The posse finally closed in on Willard at the farm of a man named Smallwood, where they flushed him out of a makeshift bed in the scrub. Willard ran into the marsh, leaving behind his coat, shoes, and stockings. He evaded capture for two more days barefoot and soaked in the swamp, until he at last collapsed from exhaustion and was captured and taken back to face justice. “He had had nothing to eat for four days, and his feet were worn down to the bone and the ends of the toes stubbed off.

Catching a Murderer
Camp in the Myakka Swamp, frontispiece from Wildlife in Florida by F. Trench Townsend (1875)

Meanwhile in Manatee, the rest of the conspirators faced a significant threat of their own. Outside the jail, a crowd gathered demanding the prisoners be turned over to them to be lynched, believing that the gang would not receive due justice in court and would be set free to cause more harm. The threat was serious enough that the prisoners were moved to an old warehouse out in the middle of the Manatee River and kept under strong guard until their arraignment at the county court in Pine Level. On the way, Bidwell attempted to poison himself, taking an overdose of morphine obtained from an unknown source, but survived. Public tensions ran so high that when the posse returned there were some calls to arrest the searchers themselves for failing to lynch Willard on the spot.

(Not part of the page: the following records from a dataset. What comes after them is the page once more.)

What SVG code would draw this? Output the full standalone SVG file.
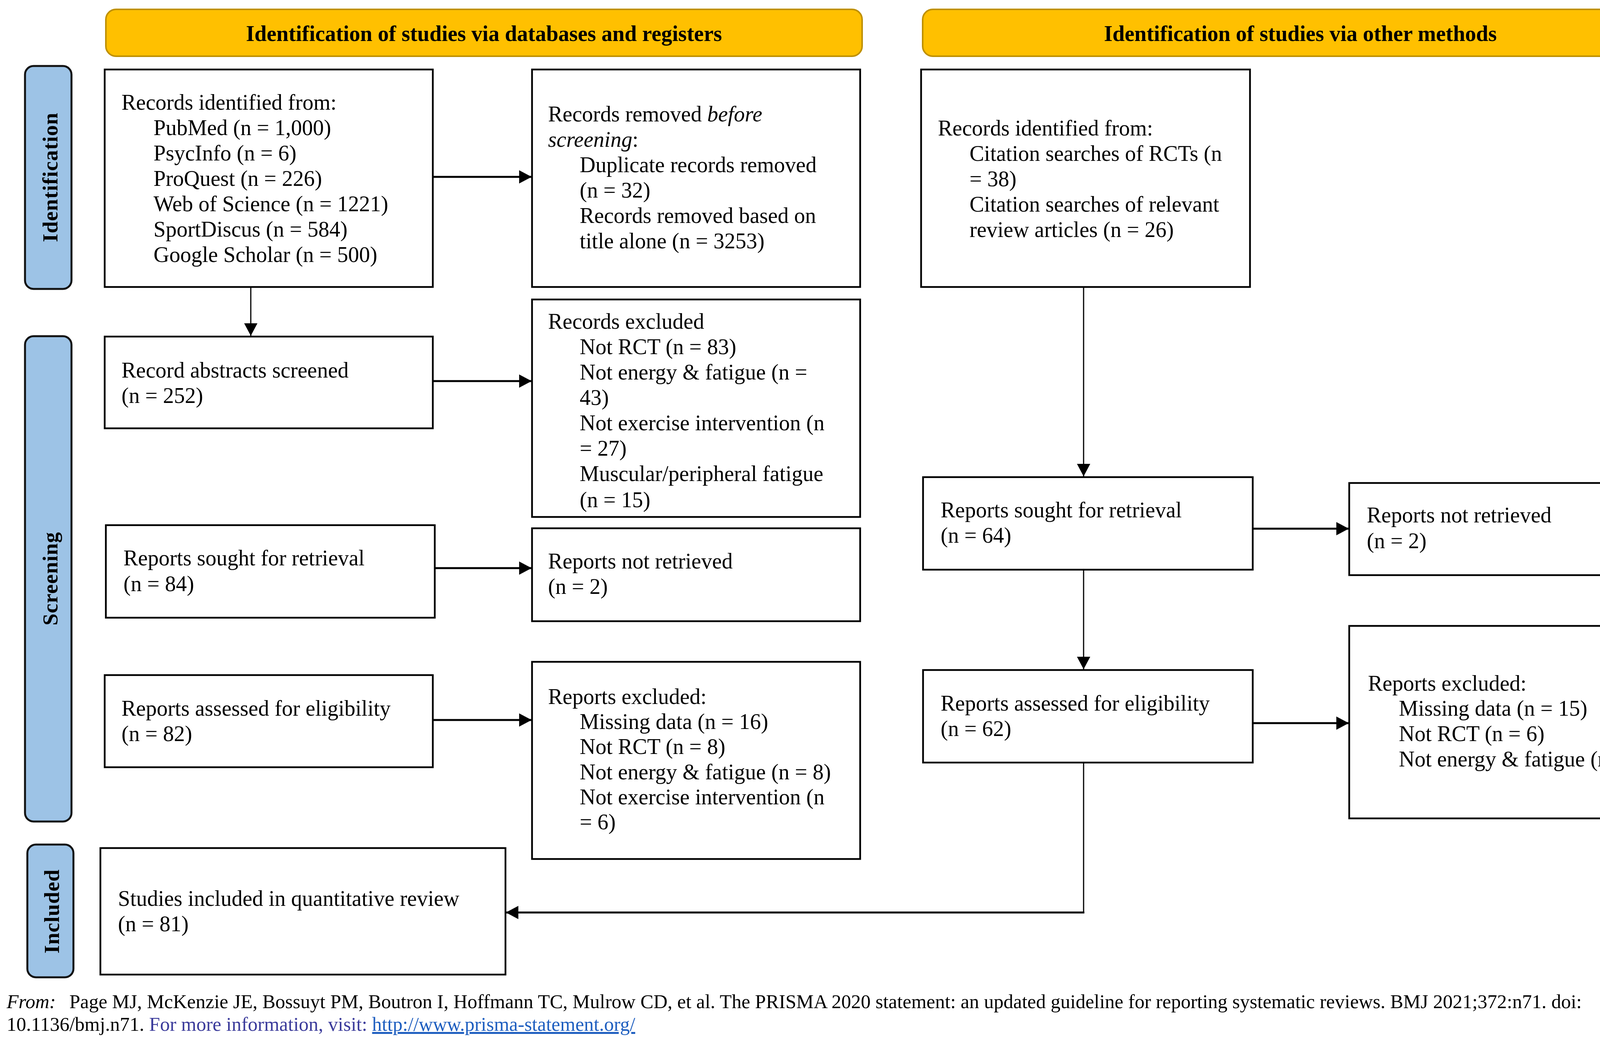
<svg xmlns="http://www.w3.org/2000/svg" width="4333" height="2661" viewBox="0 0 4333 2661">
<style>
.hdr{fill:#FFC000;stroke:#BF9000;stroke-width:4}
.hdrt{font-family:"Liberation Serif","Times New Roman",serif;font-weight:bold;font-size:56px;fill:#000;text-anchor:middle}
.side{fill:#9DC3E6;stroke:#111;stroke-width:5}
.sidet{font-family:"Liberation Serif","Times New Roman",serif;font-weight:bold;font-size:55px;fill:#000;text-anchor:middle;letter-spacing:1px}
.box{fill:#fff;stroke:#000;stroke-width:4.5}
.t{font-family:"Liberation Serif","Times New Roman",serif;font-size:56px;fill:#000}
.thin{fill:none;stroke:#000;stroke-width:3}
.thick{fill:none;stroke:#000;stroke-width:5}
.foot{font-family:"Liberation Serif","Times New Roman",serif;font-size:50px;fill:#000}
</style>
<defs>
<marker id="ah" markerUnits="userSpaceOnUse" markerWidth="34" markerHeight="34" viewBox="0 0 32 34" refX="32" refY="17" orient="auto">
<path d="M0,0 L32,17 L0,34 Z" fill="#000"/>
</marker>
</defs>
<rect width="4333" height="2661" fill="#fff"/>

<g id="header-databases">
<rect class="hdr" x="271" y="24" width="1936" height="120" rx="26"/>
<text class="hdrt" x="1239" y="105">Identification of studies via databases and registers</text>
</g>
<g id="header-other">
<rect class="hdr" x="2362" y="24" width="1935" height="120" rx="26"/>
<text class="hdrt" x="3329" y="105">Identification of studies via other methods</text>
</g>

<g id="label-identification">
<rect class="side" x="64" y="169" width="119" height="571" rx="22"/>
<text class="sidet" transform="translate(147,454) rotate(-90)">Identification</text>
</g>
<g id="label-screening">
<rect class="side" x="64" y="861" width="119" height="1243" rx="22"/>
<text class="sidet" transform="translate(147,1482) rotate(-90)">Screening</text>
</g>
<g id="label-included">
<rect class="side" x="70" y="2163" width="118" height="340" rx="22"/>
<text class="sidet" transform="translate(151,2334) rotate(-90)">Included</text>
</g>

<g id="connectors">
<path class="thin" d="M642,735 L642,860" marker-end="url(#ah)"/>
<path class="thick" d="M1108,453 L1361,453" marker-end="url(#ah)"/>
<path class="thick" d="M1108,976 L1361,976" marker-end="url(#ah)"/>
<path class="thick" d="M1113,1455 L1361,1455" marker-end="url(#ah)"/>
<path class="thick" d="M1108,1844 L1361,1844" marker-end="url(#ah)"/>
<path class="thin" d="M2774,735 L2774,1220" marker-end="url(#ah)"/>
<path class="thick" d="M3207,1354 L3453,1354" marker-end="url(#ah)"/>
<path class="thin" d="M2774,1459 L2774,1714" marker-end="url(#ah)"/>
<path class="thick" d="M3207,1852 L3453,1852" marker-end="url(#ah)"/>
<path class="thin" d="M2774,1953 L2774,2337"/>
<path class="thick" d="M2776,2337 L1295,2337" marker-end="url(#ah)"/>
</g>

<g id="records-identified-db">
<rect class="box" x="268" y="178" width="840" height="557"/>
<text class="t" x="311" y="281">Records identified from:</text>
<text class="t" x="393" y="346">PubMed (n = 1,000)</text>
<text class="t" x="393" y="411">PsycInfo (n = 6)</text>
<text class="t" x="393" y="476">ProQuest (n = 226)</text>
<text class="t" x="393" y="541">Web of Science (n = 1221)</text>
<text class="t" x="393" y="606">SportDiscus (n = 584)</text>
<text class="t" x="393" y="671">Google Scholar (n = 500)</text>
</g>

<g id="records-removed">
<rect class="box" x="1362" y="178" width="840" height="557"/>
<text class="t" x="1403" y="311">Records removed <tspan font-style="italic">before</tspan></text>
<text class="t" x="1403" y="376"><tspan font-style="italic">screening</tspan>:</text>
<text class="t" x="1484" y="441">Duplicate records removed</text>
<text class="t" x="1484" y="506">(n = 32)</text>
<text class="t" x="1484" y="571">Records removed based on</text>
<text class="t" x="1484" y="636">title alone (n = 3253)</text>
</g>

<g id="records-identified-other">
<rect class="box" x="2358" y="178" width="842" height="557"/>
<text class="t" x="2401" y="347">Records identified from:</text>
<text class="t" x="2482" y="412">Citation searches of RCTs (n</text>
<text class="t" x="2482" y="477">= 38)</text>
<text class="t" x="2482" y="542">Citation searches of relevant</text>
<text class="t" x="2482" y="607">review articles (n = 26)</text>
</g>

<g id="abstracts-screened">
<rect class="box" x="268" y="862" width="840" height="235"/>
<text class="t" x="311" y="967">Record abstracts screened</text>
<text class="t" x="311" y="1032">(n = 252)</text>
</g>

<g id="records-excluded">
<rect class="box" x="1362" y="767" width="840" height="557"/>
<text class="t" x="1403" y="842">Records excluded</text>
<text class="t" x="1484" y="907">Not RCT (n = 83)</text>
<text class="t" x="1484" y="972">Not energy &amp; fatigue (n =</text>
<text class="t" x="1484" y="1037">43)</text>
<text class="t" x="1484" y="1102">Not exercise intervention (n</text>
<text class="t" x="1484" y="1167">= 27)</text>
<text class="t" x="1484" y="1232">Muscular/peripheral fatigue</text>
<text class="t" x="1484" y="1299">(n = 15)</text>
</g>

<g id="reports-sought-db">
<rect class="box" x="271" y="1345" width="842" height="237"/>
<text class="t" x="316" y="1448">Reports sought for retrieval</text>
<text class="t" x="316" y="1514">(n = 84)</text>
</g>

<g id="reports-not-retrieved-db">
<rect class="box" x="1362" y="1353" width="840" height="238"/>
<text class="t" x="1403" y="1456">Reports not retrieved</text>
<text class="t" x="1403" y="1521">(n = 2)</text>
</g>

<g id="reports-assessed-db">
<rect class="box" x="268" y="1729" width="840" height="236"/>
<text class="t" x="311" y="1833">Reports assessed for eligibility</text>
<text class="t" x="311" y="1898">(n = 82)</text>
</g>

<g id="reports-excluded-db">
<rect class="box" x="1362" y="1695" width="840" height="505"/>
<text class="t" x="1403" y="1803">Reports excluded:</text>
<text class="t" x="1484" y="1867">Missing data (n = 16)</text>
<text class="t" x="1484" y="1931">Not RCT (n = 8)</text>
<text class="t" x="1484" y="1996">Not energy &amp; fatigue (n = 8)</text>
<text class="t" x="1484" y="2060">Not exercise intervention (n</text>
<text class="t" x="1484" y="2124">= 6)</text>
</g>

<g id="studies-included">
<rect class="box" x="257" y="2172" width="1037" height="324"/>
<text class="t" x="302" y="2320">Studies included in quantitative review</text>
<text class="t" x="302" y="2385">(n = 81)</text>
</g>

<g id="reports-sought-other">
<rect class="box" x="2363" y="1222" width="844" height="237"/>
<text class="t" x="2408" y="1325">Reports sought for retrieval</text>
<text class="t" x="2408" y="1390">(n = 64)</text>
</g>

<g id="reports-not-retrieved-other">
<rect class="box" x="3454" y="1237" width="843" height="236"/>
<text class="t" x="3499" y="1338">Reports not retrieved</text>
<text class="t" x="3499" y="1404">(n = 2)</text>
</g>

<g id="reports-assessed-other">
<rect class="box" x="2363" y="1716" width="844" height="237"/>
<text class="t" x="2408" y="1820">Reports assessed for eligibility</text>
<text class="t" x="2408" y="1885">(n = 62)</text>
</g>

<g id="reports-excluded-other">
<rect class="box" x="3454" y="1603" width="843" height="493"/>
<text class="t" x="3502" y="1769">Reports excluded:</text>
<text class="t" x="3581" y="1833">Missing data (n = 15)</text>
<text class="t" x="3581" y="1898">Not RCT (n = 6)</text>
<text class="t" x="3581" y="1963">Not energy &amp; fatigue (n = 4)</text>
</g>

<g id="footer">
<text class="foot" x="17" y="2582"><tspan font-style="italic">From:</tspan><tspan dx="22"> Page MJ, McKenzie JE, Bossuyt PM, Boutron I, Hoffmann TC, Mulrow CD, et al. The PRISMA 2020 statement: an updated guideline for reporting systematic reviews. BMJ 2021;372:n71. doi:</tspan></text>
<text class="foot" x="17" y="2640">10.1136/bmj.n71. <tspan fill="#3B3B9B">For more information, visit: </tspan><tspan fill="#1F5FC0" text-decoration="underline">http://www.prisma-statement.org/</tspan></text>
</g>
</svg>
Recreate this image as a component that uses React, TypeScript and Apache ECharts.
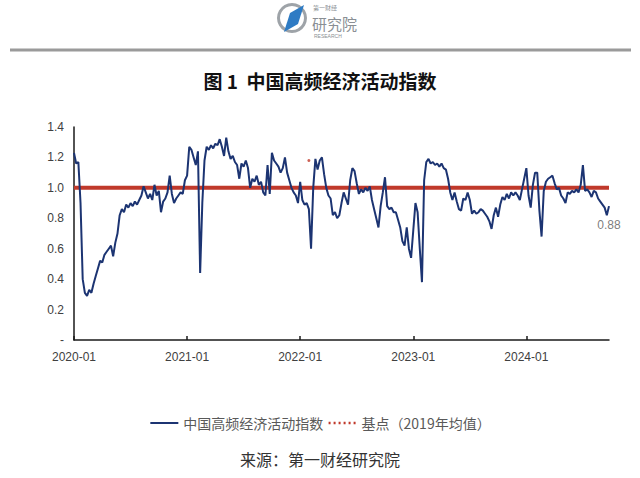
import React, { useEffect, useRef } from "react";
import * as echarts from "echarts";

const START_DATE = "2020-01-01";
const TITLE = "图 1  中国高频经济活动指数";
const SOURCE = "来源：第一财经研究院";
const SERIES_MAIN = "中国高频经济活动指数";
const SERIES_BASE = "基点（2019年均值）";
const BASE_VALUE = 1.0;
const LAST_LABEL = "0.88";
const STRAY_DOT = [108, 1.18];

const v2020 = [1.23, 1.16, 1.17, 0.9, 0.4, 0.31, 0.29, 0.33, 0.31, 0.37, 0.42, 0.47, 0.52, 0.51, 0.56, 0.58, 0.6, 0.62, 0.55, 0.64, 0.7, 0.82, 0.86, 0.84, 0.89, 0.87, 0.9, 0.88, 0.91, 0.89, 0.92, 0.95, 1.01, 0.97, 0.93, 0.96, 0.92, 1.02, 0.95, 0.98, 0.84, 0.91, 0.93, 0.97, 1.08, 0.96, 0.9, 0.93, 0.95, 0.97, 0.96, 1.05, 1.08];
const v2021 = [1.27, 1.25, 1.2, 1.15, 1.24, 0.44, 0.9, 1.18, 1.27, 1.25, 1.28, 1.26, 1.29, 1.28, 1.32, 1.27, 1.21, 1.33, 1.24, 1.19, 1.21, 1.17, 1.15, 1.06, 1.16, 1.14, 1.18, 1.13, 1.0, 1.06, 1.04, 1.08, 1.02, 1.04, 0.97, 0.95, 1.15, 0.96, 1.23, 1.18, 1.16, 1.14, 1.1, 1.13, 1.2, 1.1, 1.05, 1.0, 0.97, 0.95, 0.9, 1.04];
const v2022 = [0.92, 0.89, 0.9, 0.86, 0.6, 1.0, 1.19, 1.12, 1.18, 1.2, 1.09, 1.0, 0.95, 0.93, 0.82, 0.84, 0.8, 0.82, 0.9, 0.97, 0.93, 0.89, 1.05, 1.13, 1.11, 1.03, 0.96, 0.99, 0.97, 1.0, 0.98, 1.01, 0.92, 0.86, 0.8, 0.74, 0.88, 0.97, 1.07, 0.88, 0.86, 0.87, 0.84, 0.84, 0.79, 0.74, 0.65, 0.62, 0.74, 0.6, 0.54, 0.72];
const v2023 = [0.9, 0.84, 0.6, 0.38, 1.05, 1.17, 1.19, 1.16, 1.17, 1.15, 1.16, 1.14, 1.16, 1.13, 1.12, 1.06, 0.97, 0.92, 0.97, 0.91, 0.86, 0.85, 0.93, 0.92, 0.97, 0.92, 0.83, 0.85, 0.83, 0.84, 0.86, 0.85, 0.83, 0.81, 0.78, 0.73, 0.82, 0.87, 0.81, 0.89, 0.94, 0.92, 0.96, 0.93, 0.97, 0.95, 0.97, 0.95, 0.92, 0.99, 1.06, 1.13];
const v2024 = [0.95, 0.87, 1.02, 1.1, 1.1, 0.85, 0.68, 0.98, 1.04, 1.06, 1.07, 1.08, 1.03, 0.99, 1.0, 0.95, 0.93, 0.9, 0.97, 0.96, 0.98, 0.97, 0.99, 0.97, 1.02, 1.15, 0.98, 0.99, 0.97, 0.94, 0.98, 0.97, 0.93, 0.91, 0.89, 0.87, 0.82, 0.88];

const values = [...v2020, ...v2021, ...v2022, ...v2023, ...v2024];

const DAY = 24 * 3600 * 1000;
const startMs = Date.parse(START_DATE + "T00:00:00Z");
const categories = values.map((_, i) => new Date(startMs + i * 7 * DAY).toISOString().slice(0, 10));

const isYearStartWeek = (value: string) => {
  const d = Date.parse(value + "T00:00:00Z");
  const a = new Date(d - DAY).getUTCFullYear();
  const b = new Date(d + 6 * DAY).getUTCFullYear();
  return a !== b;
};
const yearLabel = (value: string) => {
  const d = Date.parse(value + "T00:00:00Z");
  return new Date(d + 6 * DAY).getUTCFullYear() + "-01";
};

const CJK = "'Noto Sans CJK SC', sans-serif";
const LATIN = "'Liberation Sans', 'Noto Sans', sans-serif";
const RED = "#C0392B";
const BLUE = "#1C3472";
const HIDDEN = { color: "rgba(0,0,0,0)", borderColor: "rgba(0,0,0,0)", borderWidth: 0 };

export default function App() {
  const ref = useRef<HTMLDivElement>(null);
  useEffect(() => {
    if (!ref.current) return;
    const chart = echarts.init(ref.current, null, { renderer: "svg" });
    const lastIdx = values.length - 1;
    chart.setOption({
      animation: false,
      backgroundColor: "#ffffff",
      grid: { left: 74, right: 31, top: 127, bottom: 138, containLabel: false, outerBoundsMode: "none" },
      legend: {
        top: 411,
        left: "center",
        itemWidth: 28,
        itemHeight: 6,
        itemGap: 4,
        textStyle: { color: "#595959", fontSize: 14, fontFamily: CJK },
        data: [
          { name: SERIES_MAIN, itemStyle: HIDDEN, lineStyle: { width: 2, color: BLUE } },
          { name: SERIES_BASE, itemStyle: HIDDEN, lineStyle: { type: [2, 3], width: 2.5, color: RED } },
        ],
      },
      xAxis: {
        type: "category",
        data: categories,
        boundaryGap: false,
        axisLine: { lineStyle: { color: "#1a1a1a", width: 1.5 } },
        axisTick: {
          show: true,
          inside: true,
          length: 4,
          interval: (_i: number, v: string) => isYearStartWeek(v),
          lineStyle: { color: "#1a1a1a", width: 1.5 },
        },
        axisLabel: {
          interval: (_i: number, v: string) => isYearStartWeek(v),
          formatter: (v: string) => yearLabel(v),
          color: "#404040",
          fontSize: 12,
          fontFamily: LATIN,
          margin: 11,
        },
        splitLine: { show: false },
      },
      yAxis: {
        type: "value",
        min: 0,
        max: 1.4,
        interval: 0.2,
        axisLine: { show: true, lineStyle: { color: "#1a1a1a", width: 1.5 } },
        axisTick: { show: false },
        splitLine: { show: false },
        axisLabel: {
          formatter: (v: number) => (Math.abs(v) < 1e-9 ? "-" : v.toFixed(1)),
          color: "#404040",
          fontSize: 12,
          fontFamily: LATIN,
          margin: 10,
        },
      },
      series: [
        {
          name: SERIES_BASE,
          type: "line",
          data: values.map(() => BASE_VALUE),
          symbol: "none",
          lineStyle: { color: RED, width: 4 },
          itemStyle: { color: RED },
          z: 3,
        },
        {
          name: SERIES_MAIN,
          type: "line",
          data: values,
          symbol: "none",
          lineStyle: { color: BLUE, width: 2 },
          itemStyle: { color: BLUE },
          z: 4,
        },
        {
          name: "dot",
          type: "scatter",
          data: [STRAY_DOT],
          symbolSize: 3,
          itemStyle: { color: RED },
          z: 5,
        },
        {
          name: "lastLabel",
          type: "scatter",
          data: [[lastIdx, values[lastIdx]]],
          symbolSize: 2,
          itemStyle: { color: "rgba(0,0,0,0)" },
          label: {
            show: true,
            position: "bottom",
            distance: 12,
            formatter: LAST_LABEL,
            color: "#595959",
            fontSize: 12,
            fontFamily: LATIN,
          },
          z: 5,
        },
      ],
      graphic: [
        {
          type: "ring",
          shape: { cx: 292, cy: 18, r: 15, r0: 12 },
          style: { fill: "#9ea3a8" },
        },
        {
          type: "polygon",
          shape: { points: [[290, 13], [304, 5], [298, 24], [284, 32]] },
          style: { fill: "#2E7BC4" },
        },
        {
          type: "text",
          style: { x: 313, y: 4, text: "第一财经", fontSize: 6, lineHeight: 6, fill: "#8a8f94", fontFamily: CJK },
        },
        {
          type: "text",
          style: { x: 312, y: 16, text: "研究院", fontSize: 15, lineHeight: 15, fill: "#8a8f94", fontFamily: CJK },
        },
        {
          type: "text",
          style: { x: 314, y: 33, text: "RESEARCH", fontSize: 5, lineHeight: 5, fill: "#8a8f94", fontFamily: LATIN },
        },
        {
          type: "rect",
          shape: { x: 10, y: 48.5, width: 621, height: 3 },
          style: { fill: "#9a9a9a" },
        },
        {
          type: "text",
          style: {
            x: 320,
            y: 80,
            text: TITLE,
            align: "center",
            verticalAlign: "middle",
            fontSize: 19,
            fontWeight: "bold",
            fill: "#111111",
            fontFamily: CJK,
          },
        },
        {
          type: "text",
          style: {
            x: 320,
            y: 459,
            text: SOURCE,
            align: "center",
            verticalAlign: "middle",
            fontSize: 16,
            fill: "#333333",
            fontFamily: CJK,
          },
        },
      ],
    });
    return () => chart.dispose();
  }, []);
  return (
    <div
      ref={ref}
      style={{ position: "fixed", left: 0, top: 0, width: 640, height: 478, background: "#fff" }}
    />
  );
}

However, Reasoner assured his parents, “we showed them our warrant and our deputy sheriff and told them to kiss —-.”

County Court
Postcard of Manatee County Courthouse

Nevertheless, Reasoner and the rest of the posse were as determined to see justice done as the lynching mob. For Reasoner, justice had one very clear outcome. Addressing his mother’s concerns about the public response to the affair and the safety of her eldest son in such a powder keg environment, Reasoner wrote, “You mustn’t worry a single bit, as there is no need of it. All the scamps are in the Pine Level Jail & if they break out they won’t go far….I shall not do anything imprudent, nor anything that I shall be sorry for afterwards, nor anything that will make you feel bad. But, if after a fair trial, the law fails to do its duty and hang these men, the people are determined to do it themselves. Not just a few men, but everybody, and I shall be willing to help.”

A short time later, at trial, Willard and Anderson were found guilty of murder and sentenced to life in prison. Bidwell was also found guilty as an accessory before the fact and given the death sentence, although this was later commuted to life in prison. Several other members of the SAS also served prison terms while others were released for turning state’s evidence against the gang. So ended their “dangerous brotherhood.”

A more detailed account of the activities of the SAS can be found in Janet Snyder Matthews’s article, “He Has Carried His Life in His Hands”: The “Sarasota Assassination Society” of 1884, The Florida Historical Quarterly Vol. 58, No. 1 (July 1979), as well as in her book, Edge of Wilderness: A Settlement History of Manatee River and Sarasota Bay, 1528-1885. Tulsa: Caprine Press, 1983.